Trump Speechwriter Attended Conference With White Nationalists
Updated 5:00 p.m.
A speechwriter for President Trump no longer works at the White House after CNN reported Sunday that he had attended a conference popular with white nationalists.
CNN revealed that speechwriter Darren Beattie had been listed as speaking at the 2016 H.L. Mencken Club Conference, named after the legendary early 20th-century journalist whose posthumously published diary revealed him as a racist and anti-Semite. Fellow speakers at the conference, according to its schedule, included the white nationalist Peter Brimelow and two writers who were fired from the conservative magazine National Review for racism. Richard Spencer, perhaps the country’s best-known white supremacist, has participated in the conference multiple times in recent years.
Beattie’s White House email address was active as of Friday night, CNN reported; that night, White House spokesman Hogan Gidley told CNN that Beattie “no longer works at the White House.”

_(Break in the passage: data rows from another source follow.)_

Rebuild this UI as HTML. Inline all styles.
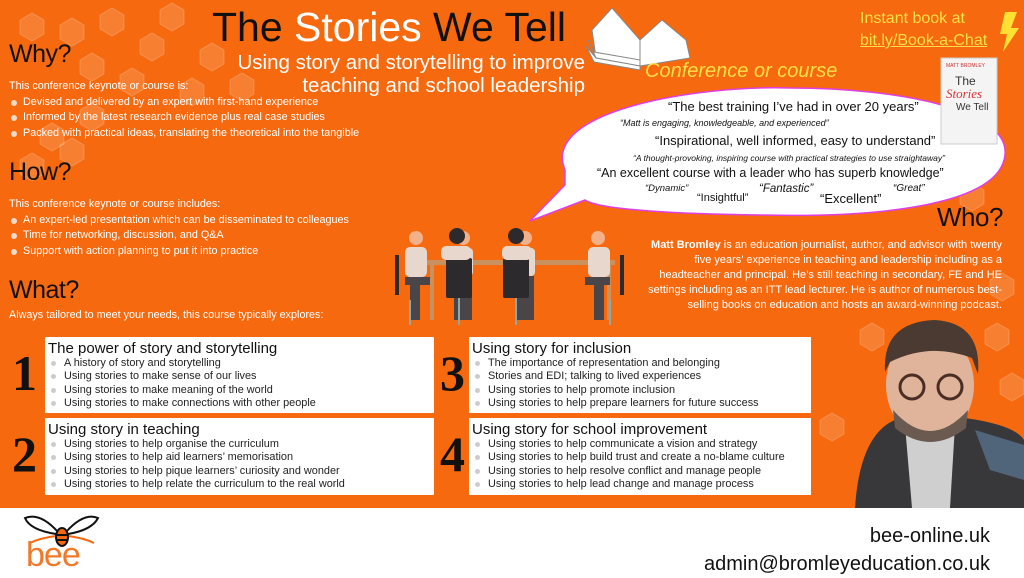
<!DOCTYPE html>
<html><head><meta charset="utf-8"><style>
*{margin:0;padding:0;box-sizing:border-box}
body{width:1024px;height:578px;overflow:hidden;background:#fff;font-family:"Liberation Sans",sans-serif;position:relative}
.or{position:absolute;left:0;top:0;width:1024px;height:508px;background:#f6690e}
.a{position:absolute;white-space:nowrap}
.h{font-size:25px;color:#111;letter-spacing:-0.5px}
.w{color:#fff;font-size:10.8px;line-height:15.5px}
.w li{list-style:none;padding-left:14px;position:relative}
.w li:before{content:"";position:absolute;left:2px;top:5px;width:6px;height:6px;border-radius:50%;background:#f3d9c8}
.box{position:absolute;background:#fff;padding:3px 0 0 3px}
.box .t{font-size:15px;color:#111;line-height:17px}
.box li{list-style:none;font-size:10.9px;color:#222;line-height:13.3px;padding-left:16px;position:relative}
.box li:before{content:"";position:absolute;left:3px;top:4px;width:5px;height:5px;border-radius:50%;background:#ccc}
.num{position:absolute;font-family:"Liberation Serif",serif;font-weight:bold;font-size:50px;color:#111}
.q{position:absolute;white-space:nowrap;color:#111}
</style></head><body>
<div class="or"></div>
<svg class="a" style="left:0;top:0" width="1024" height="508">
<g fill="#ffffff" fill-opacity="0.15" stroke="#fff" stroke-opacity="0.2">
<polygon points="20,20 32,13 44,20 44,34 32,41 20,34"/><polygon points="60,25 72,18 84,25 84,39 72,46 60,39"/>
<polygon points="100,15 112,8 124,15 124,29 112,36 100,29"/><polygon points="140,40 152,33 164,40 164,54 152,61 140,54"/>
<polygon points="80,60 92,53 104,60 104,74 92,81 80,74"/><polygon points="120,75 132,68 144,75 144,89 132,96 120,89"/>
<polygon points="160,10 172,3 184,10 184,24 172,31 160,24"/><polygon points="200,50 212,43 224,50 224,64 212,71 200,64"/>
<polygon points="180,85 192,78 204,85 204,99 192,106 180,99"/><polygon points="40,130 52,123 64,130 64,144 52,151 40,144"/>
<polygon points="80,110 92,103 104,110 104,124 92,131 80,124"/><polygon points="20,160 32,153 44,160 44,174 32,181 20,174"/>
<polygon points="230,80 242,73 254,80 254,94 242,101 230,94"/>
<polygon points="60,145 72,138 84,145 84,159 72,166 60,159"/>
<polygon points="960,190 972,183 984,190 984,204 972,211 960,204"/><polygon points="990,280 1002,273 1014,280 1014,294 1002,301 990,294"/>
<polygon points="1000,380 1012,373 1024,380 1024,394 1012,401 1000,394"/><polygon points="860,330 872,323 884,330 884,344 872,351 860,344"/>
<polygon points="985,330 997,323 1009,330 1009,344 997,351 985,344"/><polygon points="820,420 832,413 844,420 844,434 832,441 820,434"/>
</g>
<path d="M565,170 C540,110 700,85 790,88 C900,88 1010,110 1005,155 C1000,205 880,218 760,215 C680,214 600,210 585,200 L530,221 L565,185 Z" fill="#fff" stroke="#e040e0" stroke-width="1.5"/>
<g stroke="#888" stroke-width="1" fill="#fff">
<path d="M592,30 L612,8 L640,40 L640,66 L596,58 Z"/><path d="M640,40 L662,20 L686,40 L690,58 L640,66 Z"/>
<path d="M588,40 L596,58 L640,66 L640,60 L594,52 Z"/><path d="M586,46 L594,62 L640,70 L640,66 L596,58 Z"/>
</g>
<path d="M1005,12 L1017,12 L1011,28 L1019,28 L1003,52 L1007,34 L1000,34 Z" fill="#ffe033"/>
<rect x="941" y="58" width="56" height="86" fill="#f4f4f4" stroke="#ccc"/>
<text x="946" y="67" font-size="5" fill="#c33" font-family="Liberation Sans">MATT BROMLEY</text>
<text x="955" y="85" font-size="12" fill="#333" font-family="Liberation Sans">The</text>
<text x="946" y="98" font-size="13" fill="#d33" font-style="italic" font-family="Liberation Serif">Stories</text>
<text x="956" y="110" font-size="10" fill="#333" font-family="Liberation Sans">We Tell</text>
<g>
<rect x="425" y="260" width="190" height="5" fill="#c9915e"/>
<rect x="430" y="265" width="4" height="55" fill="#c9915e"/><rect x="607" y="265" width="4" height="55" fill="#c9915e"/>
<g fill="#e8d7cc"><rect x="405" y="247" width="22" height="30" rx="5"/><rect x="453" y="248" width="20" height="28" rx="4"/><rect x="515" y="248" width="20" height="28" rx="4"/><rect x="588" y="247" width="22" height="30" rx="5"/></g>
<g fill="#4a4548"><rect x="405" y="277" width="25" height="8"/><rect x="410" y="285" width="10" height="35"/><rect x="454" y="276" width="18" height="44"/><rect x="516" y="276" width="18" height="44"/><rect x="585" y="277" width="25" height="8"/><rect x="594" y="285" width="10" height="35"/></g>
<g fill="#f3b089"><circle cx="416" cy="238" r="7"/><circle cx="463" cy="238" r="7"/><circle cx="525" cy="238" r="7"/><circle cx="598" cy="238" r="7"/></g>
<g fill="#2c2a2c"><rect x="446" y="258" width="26" height="40" rx="2"/><rect x="503" y="258" width="26" height="40" rx="2"/><circle cx="457" cy="236" r="8"/><circle cx="516" cy="236" r="8"/><rect x="395" y="255" width="4" height="40"/><rect x="620" y="255" width="4" height="40"/></g>
<g fill="#e8d7cc"><rect x="441" y="246" width="30" height="14" rx="5"/><rect x="502" y="246" width="30" height="14" rx="5"/></g>
<g stroke="#8aa" stroke-width="2"><line x1="410" y1="300" x2="410" y2="325"/><line x1="459" y1="298" x2="459" y2="325"/><line x1="516" y1="298" x2="516" y2="325"/><line x1="610" y1="300" x2="610" y2="325"/></g>
</g>
<path d="M855,508 Q860,430 900,418 L965,418 Q1015,425 1024,440 L1024,508 Z" fill="#38383a"/>
<path d="M905,425 L955,425 L950,508 L912,508 Z" fill="#cfcfcf"/>
<path d="M975,430 L1024,445 L1024,480 L990,470 Z" fill="#50657a"/>
<ellipse cx="930" cy="385" rx="44" ry="54" fill="#e0b49a"/>
<path d="M885,372 Q882,322 935,320 Q982,323 978,374 L972,358 Q930,342 890,362 Z" fill="#4a3a32"/>
<path d="M893,410 Q930,452 968,410 L966,428 Q930,456 895,428 Z" fill="#6a5a50"/>
<g fill="none" stroke="#4a2e24" stroke-width="3"><circle cx="912" cy="387" r="12"/><circle cx="950" cy="387" r="12"/></g>
</svg>

<div class="a" style="left:212px;top:4px;font-size:41px;line-height:46px;color:#111">The <span style="color:#fff">Stories</span> We Tell</div>
<div class="a" style="left:185px;top:51px;width:400px;text-align:right;font-size:20.5px;line-height:23px;color:#fff">Using story and storytelling to improve<br>teaching and school leadership</div>
<div class="a" style="left:645px;top:60px;font-size:20px;font-style:italic;color:#ffe04a">Conference or course</div>
<div class="a" style="left:860px;top:8px;width:162px;text-align:left;font-size:16px;line-height:22px;color:#ffe04a">Instant book at<br><span style="text-decoration:underline">bit.ly/Book-a-Chat</span></div>

<div class="a h" style="left:9px;top:40px">Why?</div>
<div class="a w" style="left:9px;top:79px">This conference keynote or course is:<ul><li>Devised and delivered by an expert with first-hand experience</li><li>Informed by the latest research evidence plus real case studies</li><li>Packed with practical ideas, translating the theoretical into the tangible</li></ul></div>
<div class="a h" style="left:9px;top:158px">How?</div>
<div class="a w" style="left:9px;top:197px">This conference keynote or course includes:<ul><li>An expert-led presentation which can be disseminated to colleagues</li><li>Time for networking, discussion, and Q&amp;A</li><li>Support with action planning to put it into practice</li></ul></div>
<div class="a h" style="left:9px;top:276px">What?</div>
<div class="a w" style="left:9px;top:308px">Always tailored to meet your needs, this course typically explores:</div>

<div class="q" style="left:668px;top:99px;font-size:13px">“The best training I’ve had in over 20 years”</div>
<div class="q" style="left:620px;top:118px;font-size:9px;font-style:italic">“Matt is engaging, knowledgeable, and experienced”</div>
<div class="q" style="left:655px;top:133px;font-size:13px">“Inspirational, well informed, easy to understand”</div>
<div class="q" style="left:633px;top:153px;font-size:8.5px;font-style:italic">“A thought-provoking, inspiring course with practical strategies to use straightaway”</div>
<div class="q" style="left:597px;top:166px;font-size:12.5px">“An excellent course with a leader who has superb knowledge”</div>
<div class="q" style="left:645px;top:183px;font-size:9.5px;font-style:italic">“Dynamic”</div>
<div class="q" style="left:697px;top:192px;font-size:11px">“Insightful”</div>
<div class="q" style="left:759px;top:183px;font-size:11.5px;font-style:italic">“Fantastic”</div>
<div class="q" style="left:820px;top:191px;font-size:13px">“Excellent”</div>
<div class="q" style="left:893px;top:183px;font-size:10px;font-style:italic">“Great”</div>

<div class="a h" style="left:937px;top:202px;font-size:26px">Who?</div>
<div class="a" style="left:640px;top:238px;width:362px;text-align:right;white-space:normal;font-size:11px;line-height:15px;color:#fff"><b>Matt Bromley</b> is an education journalist, author, and advisor with twenty five years’ experience in teaching and leadership including as a headteacher and principal. He’s still teaching in secondary, FE and HE settings including as an ITT lead lecturer. He is author of numerous best-selling books on education and hosts an award-winning podcast.</div>

<div class="num" style="left:12px;top:344px">1</div>
<div class="num" style="left:12px;top:425px">2</div>
<div class="num" style="left:440px;top:344px">3</div>
<div class="num" style="left:440px;top:425px">4</div>
<div class="box" style="left:45px;top:337px;width:389px;height:76px"><div class="t">The power of story and storytelling</div><ul><li>A history of story and storytelling</li><li>Using stories to make sense of our lives</li><li>Using stories to make meaning of the world</li><li>Using stories to make connections with other people</li></ul></div>
<div class="box" style="left:45px;top:418px;width:389px;height:77px"><div class="t">Using story in teaching</div><ul><li>Using stories to help organise the curriculum</li><li>Using stories to help aid learners’ memorisation</li><li>Using stories to help pique learners’ curiosity and wonder</li><li>Using stories to help relate the curriculum to the real world</li></ul></div>
<div class="box" style="left:469px;top:337px;width:342px;height:76px"><div class="t">Using story for inclusion</div><ul><li>The importance of representation and belonging</li><li>Stories and EDI; talking to lived experiences</li><li>Using stories to help promote inclusion</li><li>Using stories to help prepare learners for future success</li></ul></div>
<div class="box" style="left:469px;top:418px;width:342px;height:77px"><div class="t">Using story for school improvement</div><ul><li>Using stories to help communicate a vision and strategy</li><li>Using stories to help build trust and create a no-blame culture</li><li>Using stories to help resolve conflict and manage people</li><li>Using stories to help lead change and manage process</li></ul></div>

<svg class="a" style="left:20px;top:512px" width="80" height="36">
<path d="M38,20 Q20,0 5,6 Q10,18 36,22" fill="none" stroke="#111" stroke-width="2"/>
<path d="M46,20 Q64,0 78,6 Q72,18 48,22" fill="none" stroke="#111" stroke-width="2"/>
<path d="M36,24 Q20,26 10,31 M48,24 Q64,26 74,31" fill="none" stroke="#f6690e" stroke-width="2"/>
<ellipse cx="42" cy="25" rx="6" ry="9" fill="#f6690e" stroke="#111" stroke-width="2"/>
<line x1="36" y1="23" x2="48" y2="23" stroke="#111" stroke-width="2"/>
<line x1="36" y1="28" x2="48" y2="28" stroke="#111" stroke-width="2"/>
</svg>
<div class="a" style="left:26px;top:538px;font-size:34px;line-height:34px;color:#f07a2a;letter-spacing:-1px">bee</div>
<div class="a" style="left:610px;top:522px;width:380px;text-align:right;font-size:20px;line-height:28px;color:#111">bee-online.uk<br>admin@bromleyeducation.co.uk</div>
</body></html>
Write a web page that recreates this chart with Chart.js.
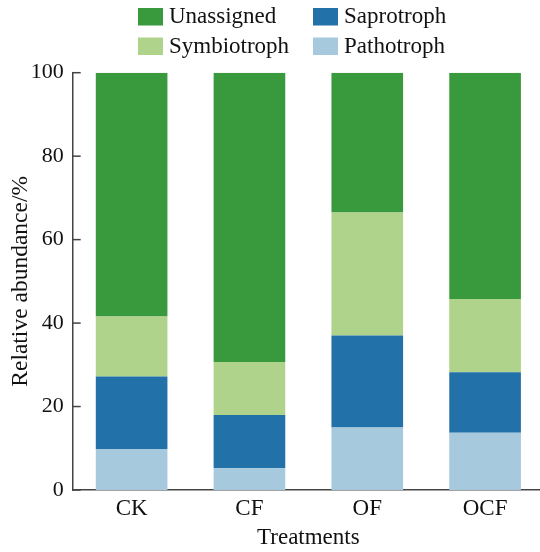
<!DOCTYPE html>
<html>
<head>
<meta charset="utf-8">
<script src="https://cdn.jsdelivr.net/npm/chart.js@4/dist/chart.umd.min.js"></script>
<style>
  html, body { margin: 0; padding: 0; background: #fff; overflow: hidden; }
  #wrap { width: 540px; height: 552px; overflow: hidden; }
</style>
</head>
<body>
<div id="wrap"><canvas id="c" width="544" height="552"></canvas></div>
<script>
// Fungal functional guilds per treatment (relative abundance, %)
const categories = ['CK', 'CF', 'OF', 'OCF'];
const pathotroph  = [9.8, 5.2, 15.0, 13.7];
const saprotroph  = [17.4, 12.8, 22.0, 14.5];
const symbiotroph = [14.4, 12.7, 29.5, 17.6];
const unassigned  = [58.4, 69.3, 33.5, 54.2];
const yTicks = [0, 20, 40, 60, 80, 100];

const colors = {
  Pathotroph: '#a6c9dd',
  Saprotroph: '#2271a8',
  Symbiotroph: '#afd38b',
  Unassigned: '#389a3c'
};

const FONT = "'Liberation Serif', 'Times New Roman', serif";
const AXIS = '#444444';

// Legend laid out in two aligned columns
const legendPlugin = {
  id: 'gridLegend',
  afterDraw(chart) {
    const ctx = chart.ctx;
    const order = ['Unassigned', 'Saprotroph', 'Symbiotroph', 'Pathotroph'];
    const colX = [138, 313];
    const rowY = [8, 37.5];
    ctx.save();
    ctx.font = '23px ' + FONT;
    ctx.textBaseline = 'middle';
    ctx.textAlign = 'left';
    order.forEach((name, i) => {
      const ds = chart.data.datasets.find(d => d.label === name);
      const x = colX[i % 2];
      const y = rowY[Math.floor(i / 2)];
      ctx.fillStyle = ds.backgroundColor;
      ctx.fillRect(x, y, 25, 17.5);
      ctx.fillStyle = '#111';
      ctx.fillText(name, x + 31, y + 9);
    });
    ctx.restore();
  }
};

// Inward-facing tick marks on the value axis
const innerTicks = {
  id: 'innerTicks',
  afterDraw(chart) {
    const ctx = chart.ctx;
    const y = chart.scales.y;
    const x0 = chart.chartArea.left;
    ctx.save();
    ctx.strokeStyle = AXIS;
    ctx.lineWidth = 1.5;
    yTicks.forEach(v => {
      const py = y.getPixelForValue(v);
      ctx.beginPath();
      ctx.moveTo(x0, py);
      ctx.lineTo(x0 + 8, py);
      ctx.stroke();
    });
    ctx.restore();
  }
};

const mk = (label, data) => ({
  label, data,
  backgroundColor: colors[label],
  borderWidth: 0,
  barPercentage: 0.608,
  categoryPercentage: 1.0
});

new Chart(document.getElementById('c'), {
  type: 'bar',
  data: {
    labels: categories,
    datasets: [
      mk('Pathotroph', pathotroph),
      mk('Saprotroph', saprotroph),
      mk('Symbiotroph', symbiotroph),
      mk('Unassigned', unassigned)
    ]
  },
  options: {
    responsive: false,
    animation: false,
    layout: { padding: { top: 72.7, left: 0, right: 0, bottom: 0 } },
    plugins: { legend: { display: false }, tooltip: { enabled: false } },
    scales: {
      x: {
        stacked: true,
        grid: { display: false, drawTicks: false },
        border: { display: true, color: AXIS, width: 1.5 },
        ticks: { color: '#111', font: { family: FONT, size: 23 }, padding: 5 },
        title: {
          display: true, text: 'Treatments', color: '#111',
          font: { family: FONT, size: 23 }, padding: { top: 0, bottom: 0 }
        },
        afterFit: s => { s.height = 62; }
      },
      y: {
        stacked: true,
        min: 0, max: 100,
        afterBuildTicks: s => { s.ticks = yTicks.map(v => ({ value: v })); },
        grid: { display: false, drawTicks: false },
        border: { display: true, color: AXIS, width: 1.5 },
        ticks: { color: '#111', font: { family: FONT, size: 22 }, padding: 9 },
        title: {
          display: true, text: 'Relative abundance/%', color: '#111',
          font: { family: FONT, size: 23.5 }, padding: { top: 7, bottom: 0 }
        },
        afterFit: s => { s.width = 72.7; }
      }
    }
  },
  plugins: [legendPlugin, innerTicks]
});
</script>
</body>
</html>
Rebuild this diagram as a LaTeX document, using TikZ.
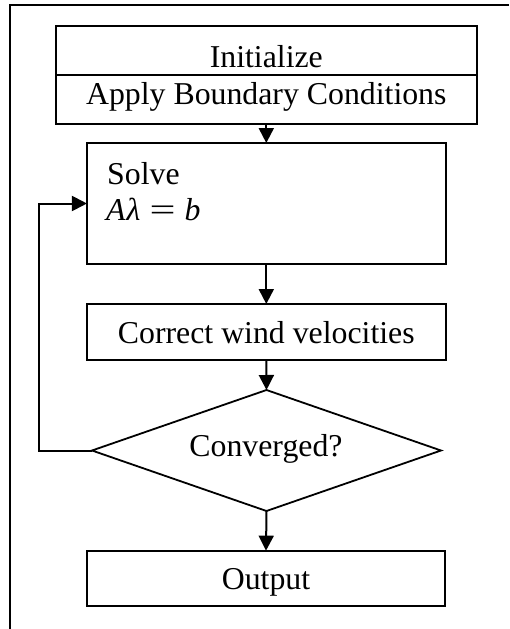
\documentclass[tikz,border=0pt]{standalone}
\usepackage{fontspec}
\usepackage{graphicx}
\setmainfont{Liberation Serif}
\usetikzlibrary{shapes.geometric,arrows.meta}
\begin{document}
\begin{tikzpicture}[x=1pt,y=-1pt,
  box/.style={draw,line width=1.8pt,inner sep=0pt,outer sep=0pt},
  lbl/.style={anchor=base,inner sep=0pt,font=\fontsize{31.8}{36}\selectfont},
  arr/.style={line width=2pt,-{Triangle[length=15pt,width=15pt]}},
  frame/.style={line width=2pt}]
\useasboundingbox (0,0) rectangle (509,629);
% outer frame (right and bottom edges lie outside the picture)
\draw[frame] (509,5) -- (10,5) -- (10,629);
% boxes
\node[box,minimum width=420.7pt,minimum height=49pt] (init) at (266.3,50.5) {};
\node[box,minimum width=420.7pt,minimum height=49pt] (apply) at (266.3,99.5) {};
\node[box,minimum width=358.7pt,minimum height=121pt] (solve) at (266.3,203.5) {};
\node[box,minimum width=358.7pt,minimum height=56pt] (correct) at (266.3,332) {};
\node[box,diamond,minimum width=349pt,minimum height=121pt] (conv) at (266.5,450.5) {};
\node[box,minimum width=358.3pt,minimum height=55.3pt] (out) at (266,578.3) {};
% texts
\node[lbl] (tinit) at (266.3,67) {Initialize};
\node[lbl] (tapply) at (266.3,104) {Apply Boundary Conditions};
\node[lbl,anchor=base west] (tsolve) at (107,184) {Solve};
\node[lbl,anchor=base west] (teq) at (106,220) {\textit{A}\kern1pt\textit{λ}\hspace{9pt}\scalebox{1.45}[1]{=}\hspace{9pt}\textit{b}};
\node[lbl] (tcorrect) at (266.3,343) {Correct wind velocities};
\node[lbl] (tconv) at (266,456) {Converged?};
\node[lbl] (tout) at (266,589) {Output};
% connectors
\draw[arr] (apply.south) -- (solve.north);
\draw[arr] (solve.south) -- (correct.north);
\draw[arr] (correct.south) -- (conv.north);
\draw[arr] (conv.south) -- (out.north);
\coordinate (loopc) at (39,203.5);
\draw[arr] (conv.west) -- (conv.west -| loopc) -- (loopc) -- (solve.west);
\end{tikzpicture}
\end{document}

The Washington Post reported that Beattie, who periodically worked on projects with White House senior advisor Stephen Miller, had refused to resign, arguing that the points he made at the conference were uncontroversial.
“In 2016 I attended the Mencken conference in question and delivered a stand-alone, academic talk titled ‘The Intelligentsia and the Right,’” Beattied told CNN in an emailed statement on Saturday. “I said nothing objectionable and stand by my remarks completely. It was the honor of my life to serve in the Trump Administration. I love President Trump, who is a fearless American hero, and continue to support him one hundred percent. I have no further comment.”
Beattie worked as a professor of political science at Duke University during the 2016 election and was one of few professors to have publicly supported Trump during the campaign and accurately predicted his election victory.
Beattie’s PhD thesis, which according to his Mencken Club bio was largely completed in Germany, was about the German philosopher Martin Heidegger, who was a member of the Nazi Party. Beattie wrote in his thesis that Heidegger’s Nazi affiliation was “highly troublesome” but argued that studying his philosophy was still worthwhile.